__Given instruction__. It is required that the lines from the top of the listing through the line with "var groupLabelX = [0.21, 2.37, 4.74]" be reproduced exactly, excluding pictures.

__Supplied information__.
........
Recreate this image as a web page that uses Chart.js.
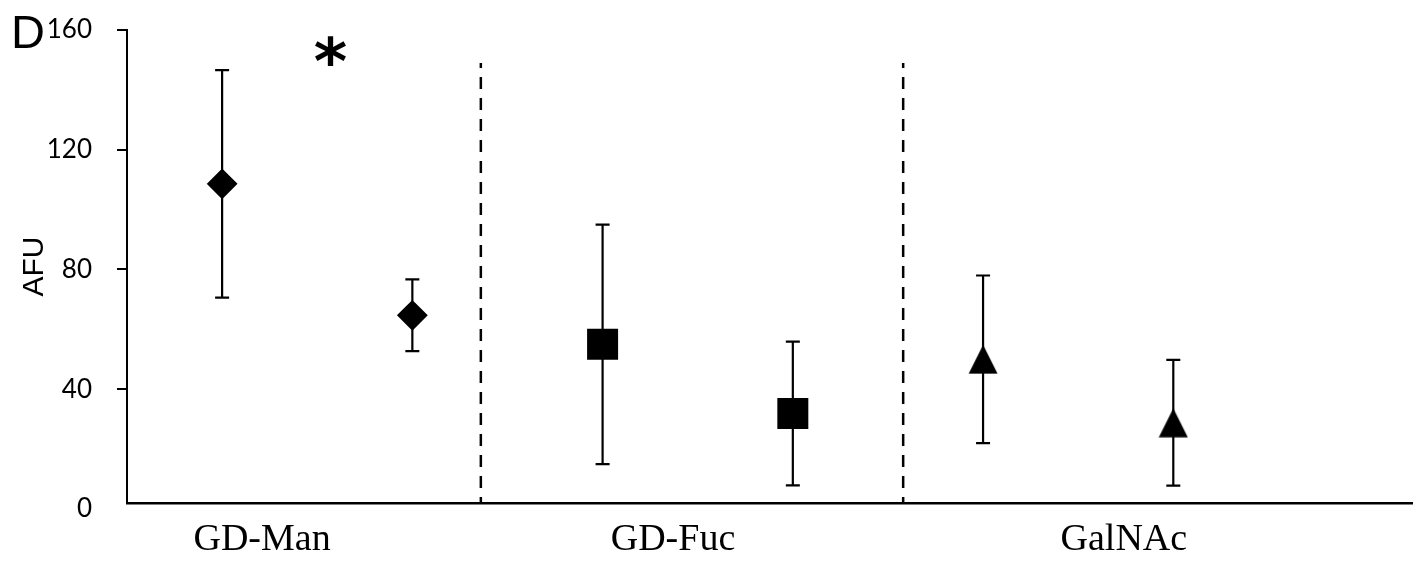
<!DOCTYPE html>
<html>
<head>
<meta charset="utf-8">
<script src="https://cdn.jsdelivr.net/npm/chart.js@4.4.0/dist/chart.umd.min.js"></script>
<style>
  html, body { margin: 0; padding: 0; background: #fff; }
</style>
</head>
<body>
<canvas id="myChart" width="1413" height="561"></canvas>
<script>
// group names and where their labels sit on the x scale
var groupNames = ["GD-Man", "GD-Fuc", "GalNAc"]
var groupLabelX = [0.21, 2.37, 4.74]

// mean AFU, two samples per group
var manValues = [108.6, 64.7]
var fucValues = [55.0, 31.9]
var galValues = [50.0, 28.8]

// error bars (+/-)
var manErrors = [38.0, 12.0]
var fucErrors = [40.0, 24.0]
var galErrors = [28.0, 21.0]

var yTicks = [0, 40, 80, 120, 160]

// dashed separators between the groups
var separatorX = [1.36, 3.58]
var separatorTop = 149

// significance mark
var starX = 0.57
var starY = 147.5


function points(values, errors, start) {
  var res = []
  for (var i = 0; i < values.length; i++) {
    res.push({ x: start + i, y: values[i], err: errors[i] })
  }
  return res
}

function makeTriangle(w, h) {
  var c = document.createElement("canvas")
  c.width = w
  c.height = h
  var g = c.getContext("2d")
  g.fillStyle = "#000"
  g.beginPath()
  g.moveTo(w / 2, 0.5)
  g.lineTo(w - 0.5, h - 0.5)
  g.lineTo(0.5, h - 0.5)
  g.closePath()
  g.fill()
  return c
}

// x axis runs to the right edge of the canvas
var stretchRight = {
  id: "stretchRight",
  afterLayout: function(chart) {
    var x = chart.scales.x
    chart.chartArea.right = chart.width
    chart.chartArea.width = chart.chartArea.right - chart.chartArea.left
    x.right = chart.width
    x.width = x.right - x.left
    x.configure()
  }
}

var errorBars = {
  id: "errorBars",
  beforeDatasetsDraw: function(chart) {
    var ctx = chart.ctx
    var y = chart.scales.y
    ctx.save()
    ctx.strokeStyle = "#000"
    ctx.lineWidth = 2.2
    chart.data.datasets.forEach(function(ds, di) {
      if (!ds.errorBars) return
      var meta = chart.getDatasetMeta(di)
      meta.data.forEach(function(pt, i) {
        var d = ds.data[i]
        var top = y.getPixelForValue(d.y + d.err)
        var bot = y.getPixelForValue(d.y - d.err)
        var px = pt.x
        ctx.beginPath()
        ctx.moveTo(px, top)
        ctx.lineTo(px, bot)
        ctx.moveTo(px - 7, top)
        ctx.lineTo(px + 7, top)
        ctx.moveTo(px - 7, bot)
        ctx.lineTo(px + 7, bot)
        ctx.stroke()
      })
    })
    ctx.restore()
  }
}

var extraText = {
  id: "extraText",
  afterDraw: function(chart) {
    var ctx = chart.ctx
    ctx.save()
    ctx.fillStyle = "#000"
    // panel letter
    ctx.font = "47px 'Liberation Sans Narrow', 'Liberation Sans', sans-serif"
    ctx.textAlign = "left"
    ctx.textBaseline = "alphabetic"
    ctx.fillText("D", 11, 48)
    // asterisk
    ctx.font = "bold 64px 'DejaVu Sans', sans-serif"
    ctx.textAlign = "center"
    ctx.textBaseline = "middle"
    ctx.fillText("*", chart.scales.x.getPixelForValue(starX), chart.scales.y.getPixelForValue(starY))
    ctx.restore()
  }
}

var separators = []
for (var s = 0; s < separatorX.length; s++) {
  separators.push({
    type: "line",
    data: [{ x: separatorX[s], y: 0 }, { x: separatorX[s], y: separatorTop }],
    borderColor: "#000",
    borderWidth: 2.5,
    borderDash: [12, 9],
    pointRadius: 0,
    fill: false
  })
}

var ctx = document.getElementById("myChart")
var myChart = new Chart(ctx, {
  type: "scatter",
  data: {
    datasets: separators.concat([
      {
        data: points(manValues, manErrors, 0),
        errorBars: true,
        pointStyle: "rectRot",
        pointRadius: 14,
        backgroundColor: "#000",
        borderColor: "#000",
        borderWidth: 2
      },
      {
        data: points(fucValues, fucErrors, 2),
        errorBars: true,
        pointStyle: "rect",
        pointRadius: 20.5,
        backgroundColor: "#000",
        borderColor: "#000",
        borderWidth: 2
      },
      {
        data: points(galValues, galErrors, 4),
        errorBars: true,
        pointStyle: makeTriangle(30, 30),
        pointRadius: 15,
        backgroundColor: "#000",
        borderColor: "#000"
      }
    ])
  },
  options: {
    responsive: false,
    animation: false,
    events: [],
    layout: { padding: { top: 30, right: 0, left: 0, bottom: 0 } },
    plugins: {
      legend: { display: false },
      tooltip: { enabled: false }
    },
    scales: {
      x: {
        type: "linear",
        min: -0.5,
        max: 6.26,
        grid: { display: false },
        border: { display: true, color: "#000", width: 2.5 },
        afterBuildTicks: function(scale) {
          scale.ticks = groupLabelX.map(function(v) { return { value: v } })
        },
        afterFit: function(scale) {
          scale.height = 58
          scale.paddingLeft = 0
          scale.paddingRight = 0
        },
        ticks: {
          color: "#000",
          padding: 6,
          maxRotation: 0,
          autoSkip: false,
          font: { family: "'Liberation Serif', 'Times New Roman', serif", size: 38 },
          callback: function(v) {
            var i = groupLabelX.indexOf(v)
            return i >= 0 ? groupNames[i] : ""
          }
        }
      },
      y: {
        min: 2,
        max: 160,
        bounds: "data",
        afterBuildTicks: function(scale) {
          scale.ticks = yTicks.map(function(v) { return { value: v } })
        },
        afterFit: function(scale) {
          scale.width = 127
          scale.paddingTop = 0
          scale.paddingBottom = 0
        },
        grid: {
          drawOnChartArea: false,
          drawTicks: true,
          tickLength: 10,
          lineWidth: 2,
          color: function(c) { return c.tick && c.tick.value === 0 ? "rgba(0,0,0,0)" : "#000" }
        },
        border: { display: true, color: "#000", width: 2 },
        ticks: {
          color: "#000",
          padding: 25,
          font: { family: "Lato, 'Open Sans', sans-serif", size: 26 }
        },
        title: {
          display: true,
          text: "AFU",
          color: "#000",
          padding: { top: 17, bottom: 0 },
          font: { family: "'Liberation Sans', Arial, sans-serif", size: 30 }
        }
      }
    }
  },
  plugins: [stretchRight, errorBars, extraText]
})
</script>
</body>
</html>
........
__Correct answer__.
Recreate this image as a web page that uses Chart.js.
<!DOCTYPE html>
<html>
<head>
<meta charset="utf-8">
<script src="https://cdn.jsdelivr.net/npm/chart.js@4.4.0/dist/chart.umd.min.js"></script>
<style>
  html, body { margin: 0; padding: 0; background: #fff; }
</style>
</head>
<body>
<canvas id="myChart" width="1413" height="561"></canvas>
<script>
// group names and where their labels sit on the x scale
var groupNames = ["GD-Man", "GD-Fuc", "GalNAc"]
var groupLabelX = [0.21, 2.37, 4.74]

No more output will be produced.